Strupper was married in approximately 1920 to his wife, Odelle. As of 1921, Strupper was living in Columbus, Georgia, working as a salesman for E. F. Gray. From at least 1925 to 1928, Strupper was living in Columbus with his wife, Odelle, and operating a tire business under the name Everett Strupper, Inc. The business sold Dunlop Tires and also provided vulcanizing, road service, washing, greasing and oil.
By 1930, Strupper and his wife, Odelle, had moved to Atlanta where he was employed as the sales manager for an automobile accessories business. He was also a contributor to the Atlanta Journal. Although there are competing stories as to the origin of the Red Elephant mascot for the University of Alabama, some sources have cited a story written by Strupper about an October 1930 football game between Alabama and Mississippi. Strupper wrote: "At the end of the quarter, the earth started to tremble, there was a distant rumble that continued to grow. Some excited fan in the stands bellowed, 'Hold your horses, the elephants are coming,' and out stamped this Alabama varsity."
By 1934, he was working as a solicitor for the Massachusetts Mutual Life Insurance Company. He worked with former teammate, Pup Phillips, at Massachusetts Mutual. As of 1941, Strupper was still living in Atlanta and employed by Massachusetts Mutual. His spouse, apparently a second wife, was identified as Frances C. Strupper.
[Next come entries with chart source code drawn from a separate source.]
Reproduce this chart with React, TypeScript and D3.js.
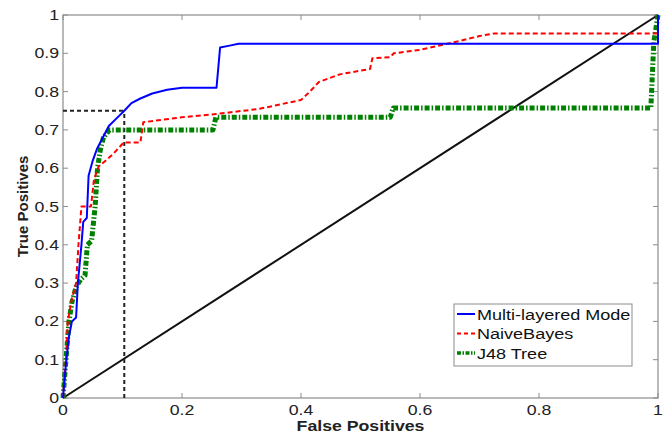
import React from 'react';
import * as d3 from 'd3';

// ROC points, [false positive rate, true positive rate]
const multiLayered: [number, number][] = [
  [0, 0], [0.005, 0.09], [0.01, 0.16], [0.015, 0.2], [0.022, 0.21], [0.025, 0.3],
  [0.031, 0.4], [0.034, 0.46], [0.04, 0.47], [0.043, 0.58], [0.05, 0.62], [0.057, 0.65],
  [0.067, 0.68], [0.077, 0.71], [0.09, 0.73], [0.103, 0.75], [0.115, 0.77], [0.13, 0.782],
  [0.15, 0.795], [0.175, 0.805], [0.2, 0.81], [0.258, 0.81], [0.264, 0.915], [0.28, 0.92],
  [0.295, 0.925], [1.0, 0.925], [1.0, 1.0]
];

const naiveBayes: [number, number][] = [
  [0, 0], [0.005, 0.1], [0.008, 0.2], [0.015, 0.26], [0.022, 0.3], [0.026, 0.4],
  [0.031, 0.5], [0.047, 0.5], [0.052, 0.57], [0.06, 0.605], [0.072, 0.62], [0.086, 0.64],
  [0.102, 0.667], [0.13, 0.667], [0.135, 0.72], [0.2, 0.733], [0.26, 0.742], [0.33, 0.755],
  [0.4, 0.778], [0.415, 0.8], [0.43, 0.825], [0.465, 0.845], [0.516, 0.859], [0.52, 0.887],
  [0.55, 0.89], [0.556, 0.9], [0.6, 0.909], [0.655, 0.928], [0.7, 0.945], [0.725, 0.952],
  [1.0, 0.952], [1.0, 1.0]
];

const j48Tree: [number, number][] = [
  [0, 0], [0.005, 0.1], [0.01, 0.2], [0.015, 0.25], [0.022, 0.29], [0.03, 0.31],
  [0.037, 0.32], [0.041, 0.4], [0.048, 0.41], [0.054, 0.5], [0.058, 0.6], [0.063, 0.65],
  [0.068, 0.68], [0.078, 0.7], [0.252, 0.7], [0.257, 0.733], [0.55, 0.733], [0.555, 0.757],
  [0.988, 0.757], [0.993, 0.93], [1.0, 1.0]
];

const chance: [number, number][] = [[0, 0], [1, 1]];
const cutoff = { fp: 0.103, tp: 0.75 };

const xTicks = [0, 0.2, 0.4, 0.6, 0.8, 1];
const yTicks = [0, 0.1, 0.2, 0.3, 0.4, 0.5, 0.6, 0.7, 0.8, 0.9, 1];
const legendLabels = ['Multi-layered Model', 'NaiveBayes', 'J48 Tree'];

const font = '"Liberation Sans", Arial, Helvetica, sans-serif';
const axisColor = '#8c8c8c';

const App = () => {
  const width = 666;
  const height = 434;
  const margin = { top: 15, right: 8, bottom: 36, left: 63 };
  const innerW = width - margin.left - margin.right;
  const innerH = height - margin.top - margin.bottom;

  const x = d3.scaleLinear().domain([0, 1]).range([0, innerW]);
  const y = d3.scaleLinear().domain([0, 1]).range([innerH, 0]);
  const line = d3.line<[number, number]>().x(d => x(d[0])).y(d => y(d[1]));

  const series = [
    { data: multiLayered, color: '#0000ff', width: 2, dash: null },
    { data: naiveBayes, color: '#ff0000', width: 2, dash: '5,3' },
    { data: j48Tree, color: '#008000', width: 5, dash: '5,2,1.5,2' }
  ];

  const stretch = 1.18;
  const tick = 5;

  return (
    <svg width={width} height={height} style={{ position: 'absolute', left: 0, top: 0, display: 'block', background: '#fff' }}>
      <defs>
        <clipPath id="legendClip">
          <rect x={0} y={0} width={177} height={62} />
        </clipPath>
      </defs>
      <g transform={`translate(${margin.left},${margin.top})`}>
        {/* box */}
        <rect x={0} y={0} width={innerW} height={innerH} fill="none" stroke={axisColor} strokeWidth={1.2} />
        {/* ticks, inside on all four sides */}
        {xTicks.map(t => (
          <g key={'xt' + t}>
            <line x1={x(t)} x2={x(t)} y1={innerH} y2={innerH - tick} stroke={axisColor} />
            <line x1={x(t)} x2={x(t)} y1={0} y2={tick} stroke={axisColor} />
            <text transform={`translate(${x(t)},${innerH + 17}) scale(${stretch},1)`} textAnchor="middle"
              fontFamily={font} fontSize={15} fill="#222">{String(t)}</text>
          </g>
        ))}
        {yTicks.map(t => (
          <g key={'yt' + t}>
            <line x1={0} x2={tick} y1={y(t)} y2={y(t)} stroke={axisColor} />
            <line x1={innerW} x2={innerW - tick} y1={y(t)} y2={y(t)} stroke={axisColor} />
            <text transform={`translate(-4,${y(t) + 5}) scale(${stretch},1)`} textAnchor="end"
              fontFamily={font} fontSize={15} fill="#222">{String(t)}</text>
          </g>
        ))}

        {/* chance diagonal */}
        <path d={line(chance) || ''} fill="none" stroke="#111" strokeWidth={2} />

        {/* operating point guides */}
        <path d={line([[0, cutoff.tp], [cutoff.fp, cutoff.tp]]) || ''} fill="none" stroke="#222" strokeWidth={2} strokeDasharray="4,3" />
        <path d={line([[cutoff.fp, 0], [cutoff.fp, cutoff.tp]]) || ''} fill="none" stroke="#222" strokeWidth={2} strokeDasharray="4,3" />

        {series.slice().reverse().map((s, i) => (
          <path key={'s' + i} d={line(s.data) || ''} fill="none" stroke={s.color} strokeWidth={s.width}
            strokeDasharray={s.dash || undefined} strokeLinejoin="round" />
        ))}

        {/* axis titles */}
        <text transform={`translate(${innerW / 2},${innerH + 33}) scale(${stretch},1)`} textAnchor="middle"
          fontFamily={font} fontSize={15} fontWeight="bold" fill="#222">False Positives</text>
        <text transform={`translate(${-margin.left + 28},${innerH / 2}) rotate(-90)`} textAnchor="middle"
          fontFamily={font} fontSize={15} fontWeight="bold" fill="#222">True Positives</text>

        {/* legend */}
        <g transform={`translate(${454 - margin.left},${304 - margin.top})`}>
          <rect x={0} y={0} width={178} height={62} fill="#fff" stroke={axisColor} />
          <g clipPath="url(#legendClip)">
            {legendLabels.map((label, i) => {
              const s = series[i];
              const ly = 10 + i * 19.5;
              return (
                <g key={label}>
                  <line x1={3} x2={21} y1={ly} y2={ly} stroke={s.color}
                    strokeWidth={s.width === 2 ? 2 : 3.5} strokeDasharray={s.dash ? (i === 1 ? '4,3' : '4,1.5,1.5,1.5') : undefined} />
                  <text transform={`translate(23,${ly + 5.5}) scale(${stretch},1)`} fontFamily={font} fontSize={15.3} fill="#111">{label}</text>
                </g>
              );
            })}
          </g>
        </g>
      </g>
    </svg>
  );
};

export default App;
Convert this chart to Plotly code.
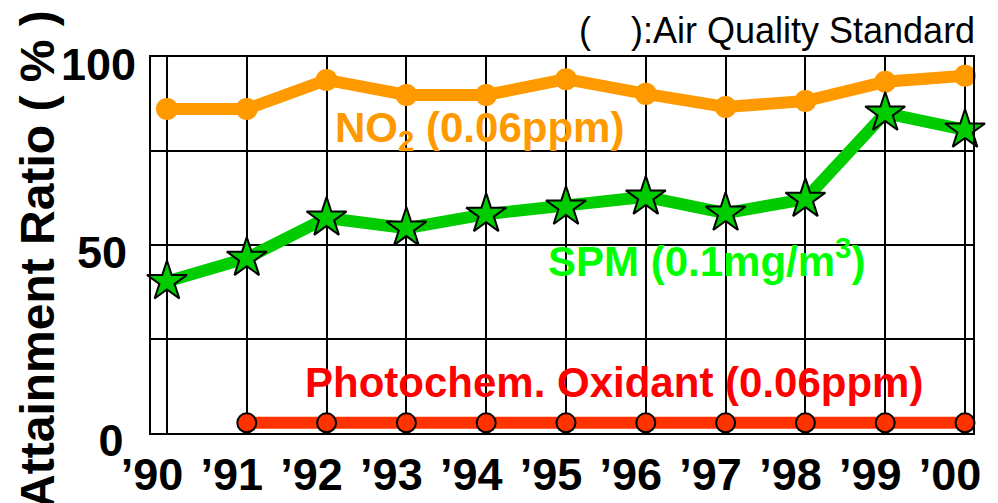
import plotly.graph_objects as go

# Fiscal years and attainment ratios (%) of the air quality standards
years = [1990, 1991, 1992, 1993, 1994, 1995, 1996, 1997, 1998, 1999, 2000]
year_labels = ["\u201990", "\u201991", "\u201992", "\u201993", "\u201994", "\u201995",
               "\u201996", "\u201997", "\u201998", "\u201999", "\u201900"]
y_ticks = [0, 25, 50, 75, 100]
y_tick_labels = ["0\u00a0", "", "50\u2009", "", "100"]
no2 = [86.2, 86.2, 93.9, 89.9, 89.9, 94.1, 90.2, 86.7, 88.3, 93.4, 95.0]
spm = [40.3, 46.5, 57.2, 54.5, 58.2, 60.1, 62.8, 58.5, 62.2, 85.1, 80.6]
ox_years = [1991, 1992, 1993, 1994, 1995, 1996, 1997, 1998, 1999, 2000]
oxidant = [2.7, 2.7, 2.7, 2.7, 2.7, 2.7, 2.7, 2.7, 2.7, 2.7]

FONT = "Liberation Sans, Arial, sans-serif"

fig = go.Figure()

fig.add_trace(go.Scatter(
    x=years, y=no2, mode="lines+markers",
    line=dict(color="#FF9900", width=12),
    marker=dict(symbol="circle", size=22, color="#FF9900"),
    showlegend=False, cliponaxis=False,
))
fig.add_trace(go.Scatter(
    x=years, y=spm, mode="lines+markers",
    line=dict(color="#00CC00", width=12),
    marker=dict(symbol="star", size=30, color="#00CC00",
                line=dict(color="black", width=2)),
    showlegend=False, cliponaxis=False,
))
fig.add_trace(go.Scatter(
    x=ox_years, y=oxidant, mode="lines+markers",
    line=dict(color="#FF3300", width=12),
    marker=dict(symbol="circle", size=19, color="#FF3300",
                line=dict(color="black", width=2)),
    showlegend=False, cliponaxis=False,
))

# Series labels with their air quality standards
fig.add_annotation(x=1992.08, y=80.5, xref="x", yref="y", xanchor="left", yanchor="middle",
                   text="NO<sub>2</sub> (0.06ppm)", showarrow=False,
                   font=dict(family=FONT, size=42, color="#FF9900", weight="bold"))
fig.add_annotation(x=1994.75, y=46.5, xref="x", yref="y", xanchor="left", yanchor="middle",
                   text="SPM (0.1mg/m<sup>3</sup>)", showarrow=False,
                   font=dict(family=FONT, size=42, color="#00FF00", weight="bold"))
fig.add_annotation(x=1991.7, y=13.3, xref="x", yref="y", xanchor="left", yanchor="middle",
                   text="Photochem. Oxidant (0.06ppm)", showarrow=False,
                   font=dict(family=FONT, size=42, color="#FF0000", weight="bold"))

# Note on the parentheses
fig.add_annotation(x=1.005, y=1.07, xref="paper", yref="paper", xanchor="right", yanchor="middle",
                   text="(&nbsp;&nbsp;&nbsp;&nbsp;):Air Quality Standard", showarrow=False,
                   font=dict(family=FONT, size=36, color="black"))

# Axis title
fig.add_annotation(x=-0.1375, y=0.463, xref="paper", yref="paper", xanchor="center", yanchor="middle",
                   text="Attainment Ratio ( % )", textangle=-90, showarrow=False,
                   font=dict(family=FONT, size=48, color="black", weight="bold"))

fig.update_xaxes(
    range=[1989.8, 2000.1], tickmode="array", tickvals=years, ticktext=year_labels,
    showgrid=True, gridcolor="black", gridwidth=2,
    showline=True, linecolor="black", linewidth=2, mirror=True,
    zeroline=False, ticks="", automargin=False,
    tickfont=dict(family=FONT, size=45, color="black", weight="bold"),
    ticklabelshift=-15, ticklabelstandoff=1,
)
fig.update_yaxes(
    range=[0, 100], tickmode="array", tickvals=y_ticks, ticktext=y_tick_labels,
    showgrid=True, gridcolor="black", gridwidth=2,
    showline=True, linecolor="black", linewidth=2, mirror=True,
    zeroline=False, ticks="", automargin=False,
    tickfont=dict(family=FONT, size=45, color="black", weight="bold"),
    ticklabelshift=7, ticklabelstandoff=4,
)

fig.update_layout(
    width=998, height=503,
    margin=dict(l=151, r=25, t=57, b=70),
    paper_bgcolor="white", plot_bgcolor="white",
)

fig.write_html("out.html")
Strupper died at his home in Atlanta's Georgian Terrace Hotel in February 1950 from thrombosis. He was age 57 at the time of his death. He was survived by a wife and a step-daughter, Gwyneth Oliver. He was buried in Columbus, Georgia.
In 1972, the National Football Foundation named Strupper and nine others players who played before 1920 to the "Pioneer" section of the College Football Hall of Fame. He was also inducted into the Georgia Tech Athletics Hall of Fame in 1956 and the Georgia Sports Hall of Fame in 1974.